▶ STATED TASK: Your task is to repeat the lines below exactly, excluding any pictures they contain.

▶ TASK MATERIAL:
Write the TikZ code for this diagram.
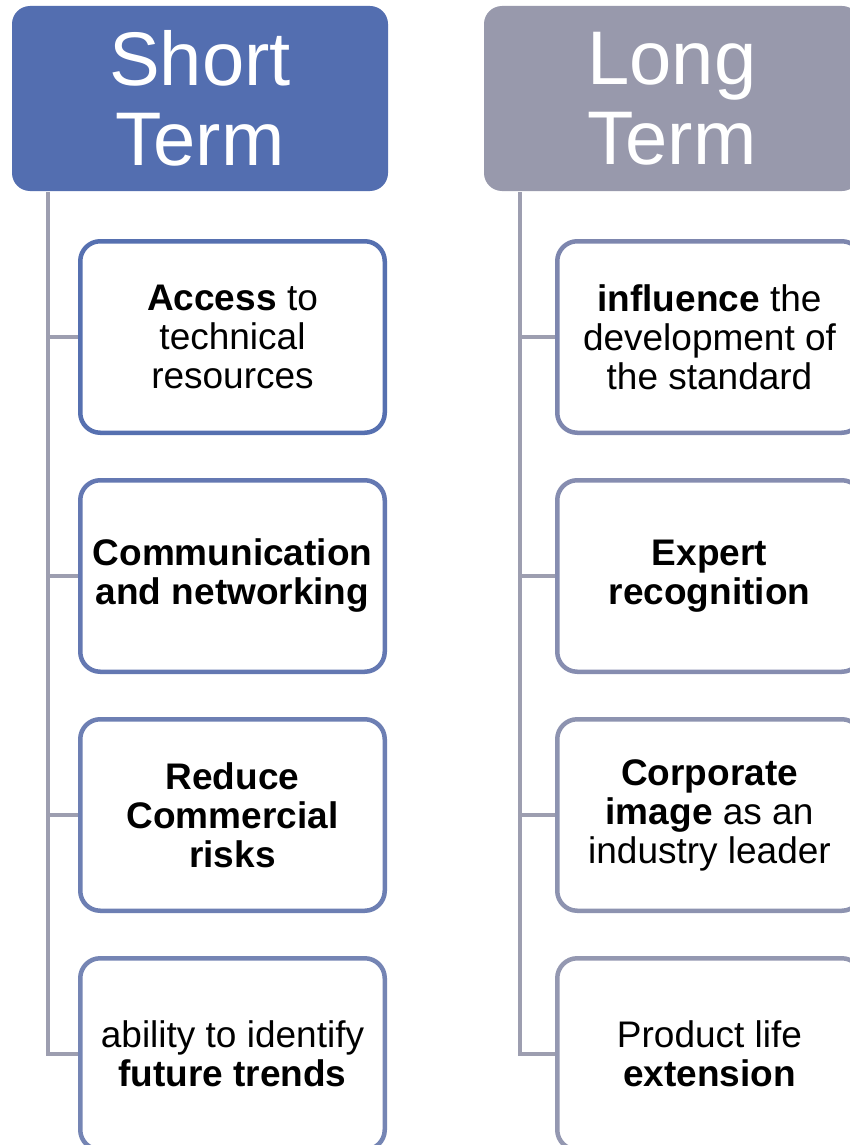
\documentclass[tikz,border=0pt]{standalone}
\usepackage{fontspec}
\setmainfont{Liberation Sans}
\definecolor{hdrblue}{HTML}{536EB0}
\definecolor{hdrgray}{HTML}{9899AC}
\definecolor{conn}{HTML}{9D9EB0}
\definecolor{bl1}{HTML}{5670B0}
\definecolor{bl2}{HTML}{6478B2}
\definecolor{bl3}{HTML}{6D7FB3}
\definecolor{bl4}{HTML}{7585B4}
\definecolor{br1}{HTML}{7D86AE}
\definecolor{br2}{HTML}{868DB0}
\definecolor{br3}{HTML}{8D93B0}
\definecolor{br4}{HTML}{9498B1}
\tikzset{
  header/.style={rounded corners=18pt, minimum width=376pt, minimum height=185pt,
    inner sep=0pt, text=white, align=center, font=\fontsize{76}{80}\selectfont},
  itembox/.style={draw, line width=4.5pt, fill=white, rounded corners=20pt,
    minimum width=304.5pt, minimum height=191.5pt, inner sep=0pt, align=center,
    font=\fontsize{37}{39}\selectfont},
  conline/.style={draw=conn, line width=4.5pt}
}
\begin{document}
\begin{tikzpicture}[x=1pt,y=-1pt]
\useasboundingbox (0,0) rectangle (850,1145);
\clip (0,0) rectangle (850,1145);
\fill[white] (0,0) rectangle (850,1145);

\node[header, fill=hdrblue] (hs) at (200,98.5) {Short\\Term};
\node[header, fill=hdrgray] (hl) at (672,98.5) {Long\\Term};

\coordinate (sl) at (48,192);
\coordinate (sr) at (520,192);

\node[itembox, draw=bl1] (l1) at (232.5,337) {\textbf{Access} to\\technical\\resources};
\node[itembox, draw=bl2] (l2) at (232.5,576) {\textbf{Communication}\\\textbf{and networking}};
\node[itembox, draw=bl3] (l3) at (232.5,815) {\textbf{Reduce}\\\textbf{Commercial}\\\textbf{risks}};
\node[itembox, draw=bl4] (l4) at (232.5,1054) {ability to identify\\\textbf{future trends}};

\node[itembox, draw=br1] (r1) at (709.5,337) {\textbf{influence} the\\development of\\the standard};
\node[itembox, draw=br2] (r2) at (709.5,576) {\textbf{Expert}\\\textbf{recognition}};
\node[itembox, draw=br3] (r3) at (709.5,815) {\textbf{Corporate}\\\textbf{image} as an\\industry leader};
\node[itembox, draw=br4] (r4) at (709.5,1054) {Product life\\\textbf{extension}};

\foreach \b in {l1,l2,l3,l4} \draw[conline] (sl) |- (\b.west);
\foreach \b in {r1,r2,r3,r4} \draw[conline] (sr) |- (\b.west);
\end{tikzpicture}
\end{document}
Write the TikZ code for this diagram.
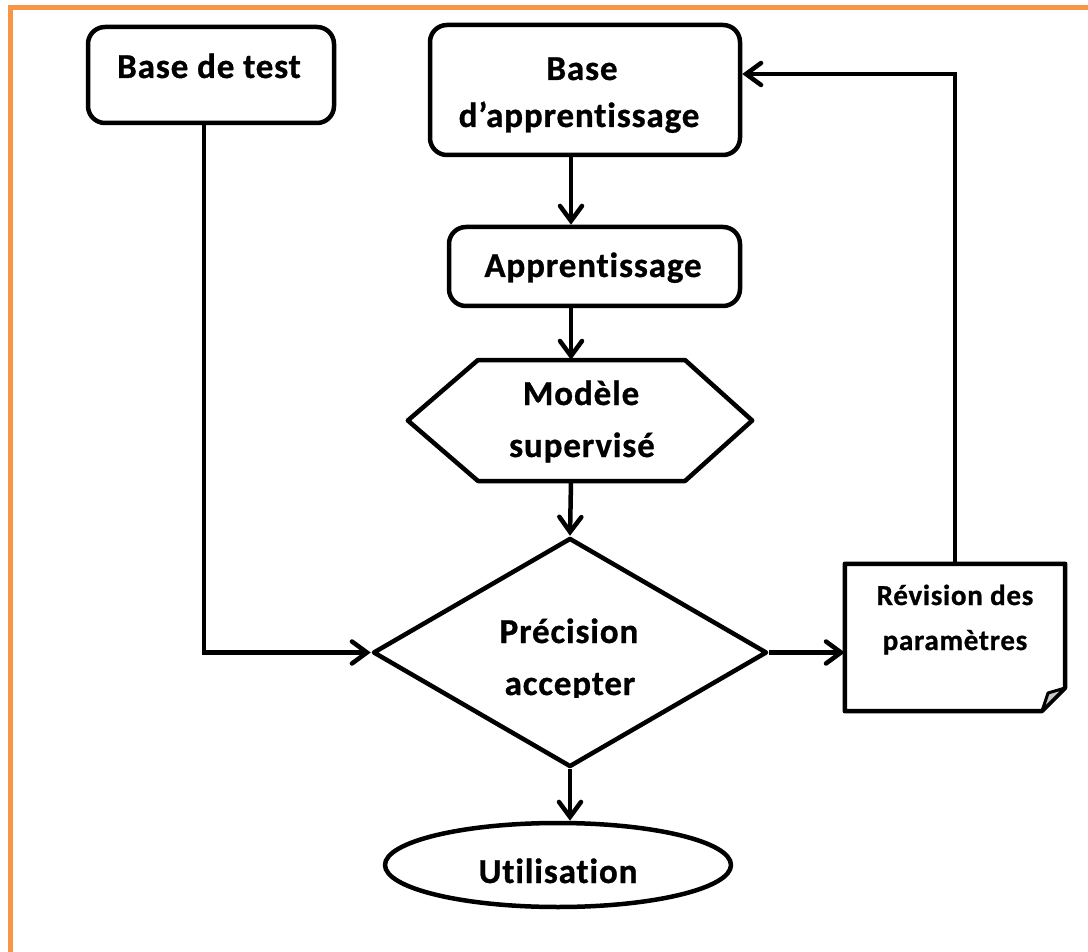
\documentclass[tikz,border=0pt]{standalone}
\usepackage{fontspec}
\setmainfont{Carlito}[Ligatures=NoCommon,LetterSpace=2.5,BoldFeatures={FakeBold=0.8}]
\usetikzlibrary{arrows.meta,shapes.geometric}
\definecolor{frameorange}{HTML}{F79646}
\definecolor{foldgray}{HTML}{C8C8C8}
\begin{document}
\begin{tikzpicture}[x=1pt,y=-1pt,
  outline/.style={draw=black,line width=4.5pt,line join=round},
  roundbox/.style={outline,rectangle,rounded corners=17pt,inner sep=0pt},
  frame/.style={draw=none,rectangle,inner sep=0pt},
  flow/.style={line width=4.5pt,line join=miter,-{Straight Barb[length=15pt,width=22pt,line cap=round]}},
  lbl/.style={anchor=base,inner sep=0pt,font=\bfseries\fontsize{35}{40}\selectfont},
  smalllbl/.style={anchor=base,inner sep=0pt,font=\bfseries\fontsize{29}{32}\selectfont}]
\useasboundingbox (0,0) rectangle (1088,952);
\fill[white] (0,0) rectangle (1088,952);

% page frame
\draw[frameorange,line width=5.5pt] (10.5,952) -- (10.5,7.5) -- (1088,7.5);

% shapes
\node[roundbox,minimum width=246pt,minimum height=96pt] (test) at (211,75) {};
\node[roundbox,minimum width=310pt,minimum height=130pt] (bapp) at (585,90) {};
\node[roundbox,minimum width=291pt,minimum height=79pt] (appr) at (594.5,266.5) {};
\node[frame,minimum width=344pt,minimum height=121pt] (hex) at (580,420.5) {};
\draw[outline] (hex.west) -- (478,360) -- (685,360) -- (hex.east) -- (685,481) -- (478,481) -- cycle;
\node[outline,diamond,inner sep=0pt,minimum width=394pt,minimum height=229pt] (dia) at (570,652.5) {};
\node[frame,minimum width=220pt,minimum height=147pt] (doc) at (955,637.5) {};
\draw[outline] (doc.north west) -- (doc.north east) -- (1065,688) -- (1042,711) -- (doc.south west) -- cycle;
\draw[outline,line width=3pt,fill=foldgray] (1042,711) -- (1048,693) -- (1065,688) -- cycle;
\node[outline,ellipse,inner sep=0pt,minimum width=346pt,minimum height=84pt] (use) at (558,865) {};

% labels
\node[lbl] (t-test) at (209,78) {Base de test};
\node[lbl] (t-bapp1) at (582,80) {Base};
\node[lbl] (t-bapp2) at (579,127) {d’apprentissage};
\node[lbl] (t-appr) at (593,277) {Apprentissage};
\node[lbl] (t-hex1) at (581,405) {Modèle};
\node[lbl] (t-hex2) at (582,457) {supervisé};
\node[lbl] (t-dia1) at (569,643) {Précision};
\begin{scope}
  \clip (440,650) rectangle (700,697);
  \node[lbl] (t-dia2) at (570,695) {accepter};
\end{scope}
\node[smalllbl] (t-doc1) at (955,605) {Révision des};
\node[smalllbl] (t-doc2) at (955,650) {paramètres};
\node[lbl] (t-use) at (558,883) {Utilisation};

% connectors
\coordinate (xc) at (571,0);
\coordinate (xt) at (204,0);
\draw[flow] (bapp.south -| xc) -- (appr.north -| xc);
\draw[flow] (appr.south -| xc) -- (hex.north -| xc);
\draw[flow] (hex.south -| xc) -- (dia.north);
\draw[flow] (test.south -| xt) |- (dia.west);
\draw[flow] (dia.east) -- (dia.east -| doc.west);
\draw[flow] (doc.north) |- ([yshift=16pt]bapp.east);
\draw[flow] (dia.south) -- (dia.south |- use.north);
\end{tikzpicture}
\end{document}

▶ ANSWER IN FULL:
Write the TikZ code for this diagram.
\documentclass[tikz,border=0pt]{standalone}
\usepackage{fontspec}
\setmainfont{Liberation Sans}
\definecolor{hdrblue}{HTML}{536EB0}
\definecolor{hdrgray}{HTML}{9899AC}
\definecolor{conn}{HTML}{9D9EB0}
\definecolor{bl1}{HTML}{5670B0}
\definecolor{bl2}{HTML}{6478B2}
\definecolor{bl3}{HTML}{6D7FB3}
\definecolor{bl4}{HTML}{7585B4}
\definecolor{br1}{HTML}{7D86AE}
\definecolor{br2}{HTML}{868DB0}
\definecolor{br3}{HTML}{8D93B0}
\definecolor{br4}{HTML}{9498B1}
\tikzset{
  header/.style={rounded corners=18pt, minimum width=376pt, minimum height=185pt,
    inner sep=0pt, text=white, align=center, font=\fontsize{76}{80}\selectfont},
  itembox/.style={draw, line width=4.5pt, fill=white, rounded corners=20pt,
    minimum width=304.5pt, minimum height=191.5pt, inner sep=0pt, align=center,
    font=\fontsize{37}{39}\selectfont},
  conline/.style={draw=conn, line width=4.5pt}
}
\begin{document}
\begin{tikzpicture}[x=1pt,y=-1pt]
\useasboundingbox (0,0) rectangle (850,1145);
\clip (0,0) rectangle (850,1145);
\fill[white] (0,0) rectangle (850,1145);

\node[header, fill=hdrblue] (hs) at (200,98.5) {Short\\Term};
\node[header, fill=hdrgray] (hl) at (672,98.5) {Long\\Term};

\coordinate (sl) at (48,192);
\coordinate (sr) at (520,192);

\node[itembox, draw=bl1] (l1) at (232.5,337) {\textbf{Access} to\\technical\\resources};
\node[itembox, draw=bl2] (l2) at (232.5,576) {\textbf{Communication}\\\textbf{and networking}};
\node[itembox, draw=bl3] (l3) at (232.5,815) {\textbf{Reduce}\\\textbf{Commercial}\\\textbf{risks}};
\node[itembox, draw=bl4] (l4) at (232.5,1054) {ability to identify\\\textbf{future trends}};

\node[itembox, draw=br1] (r1) at (709.5,337) {\textbf{influence} the\\development of\\the standard};
\node[itembox, draw=br2] (r2) at (709.5,576) {\textbf{Expert}\\\textbf{recognition}};
\node[itembox, draw=br3] (r3) at (709.5,815) {\textbf{Corporate}\\\textbf{image} as an\\industry leader};
\node[itembox, draw=br4] (r4) at (709.5,1054) {Product life\\\textbf{extension}};

\foreach \b in {l1,l2,l3,l4} \draw[conline] (sl) |- (\b.west);
\foreach \b in {r1,r2,r3,r4} \draw[conline] (sr) |- (\b.west);
\end{tikzpicture}
\end{document}
Write the TikZ code for this diagram.
\documentclass[tikz,border=0pt]{standalone}
\usepackage{fontspec}
\setmainfont{Carlito}[Ligatures=NoCommon,LetterSpace=2.5,BoldFeatures={FakeBold=0.8}]
\usetikzlibrary{arrows.meta,shapes.geometric}
\definecolor{frameorange}{HTML}{F79646}
\definecolor{foldgray}{HTML}{C8C8C8}
\begin{document}
\begin{tikzpicture}[x=1pt,y=-1pt,
  outline/.style={draw=black,line width=4.5pt,line join=round},
  roundbox/.style={outline,rectangle,rounded corners=17pt,inner sep=0pt},
  frame/.style={draw=none,rectangle,inner sep=0pt},
  flow/.style={line width=4.5pt,line join=miter,-{Straight Barb[length=15pt,width=22pt,line cap=round]}},
  lbl/.style={anchor=base,inner sep=0pt,font=\bfseries\fontsize{35}{40}\selectfont},
  smalllbl/.style={anchor=base,inner sep=0pt,font=\bfseries\fontsize{29}{32}\selectfont}]
\useasboundingbox (0,0) rectangle (1088,952);
\fill[white] (0,0) rectangle (1088,952);

% page frame
\draw[frameorange,line width=5.5pt] (10.5,952) -- (10.5,7.5) -- (1088,7.5);

% shapes
\node[roundbox,minimum width=246pt,minimum height=96pt] (test) at (211,75) {};
\node[roundbox,minimum width=310pt,minimum height=130pt] (bapp) at (585,90) {};
\node[roundbox,minimum width=291pt,minimum height=79pt] (appr) at (594.5,266.5) {};
\node[frame,minimum width=344pt,minimum height=121pt] (hex) at (580,420.5) {};
\draw[outline] (hex.west) -- (478,360) -- (685,360) -- (hex.east) -- (685,481) -- (478,481) -- cycle;
\node[outline,diamond,inner sep=0pt,minimum width=394pt,minimum height=229pt] (dia) at (570,652.5) {};
\node[frame,minimum width=220pt,minimum height=147pt] (doc) at (955,637.5) {};
\draw[outline] (doc.north west) -- (doc.north east) -- (1065,688) -- (1042,711) -- (doc.south west) -- cycle;
\draw[outline,line width=3pt,fill=foldgray] (1042,711) -- (1048,693) -- (1065,688) -- cycle;
\node[outline,ellipse,inner sep=0pt,minimum width=346pt,minimum height=84pt] (use) at (558,865) {};

% labels
\node[lbl] (t-test) at (209,78) {Base de test};
\node[lbl] (t-bapp1) at (582,80) {Base};
\node[lbl] (t-bapp2) at (579,127) {d’apprentissage};
\node[lbl] (t-appr) at (593,277) {Apprentissage};
\node[lbl] (t-hex1) at (581,405) {Modèle};
\node[lbl] (t-hex2) at (582,457) {supervisé};
\node[lbl] (t-dia1) at (569,643) {Précision};
\begin{scope}
  \clip (440,650) rectangle (700,697);
  \node[lbl] (t-dia2) at (570,695) {accepter};
\end{scope}
\node[smalllbl] (t-doc1) at (955,605) {Révision des};
\node[smalllbl] (t-doc2) at (955,650) {paramètres};
\node[lbl] (t-use) at (558,883) {Utilisation};

% connectors
\coordinate (xc) at (571,0);
\coordinate (xt) at (204,0);
\draw[flow] (bapp.south -| xc) -- (appr.north -| xc);
\draw[flow] (appr.south -| xc) -- (hex.north -| xc);
\draw[flow] (hex.south -| xc) -- (dia.north);
\draw[flow] (test.south -| xt) |- (dia.west);
\draw[flow] (dia.east) -- (dia.east -| doc.west);
\draw[flow] (doc.north) |- ([yshift=16pt]bapp.east);
\draw[flow] (dia.south) -- (dia.south |- use.north);
\end{tikzpicture}
\end{document}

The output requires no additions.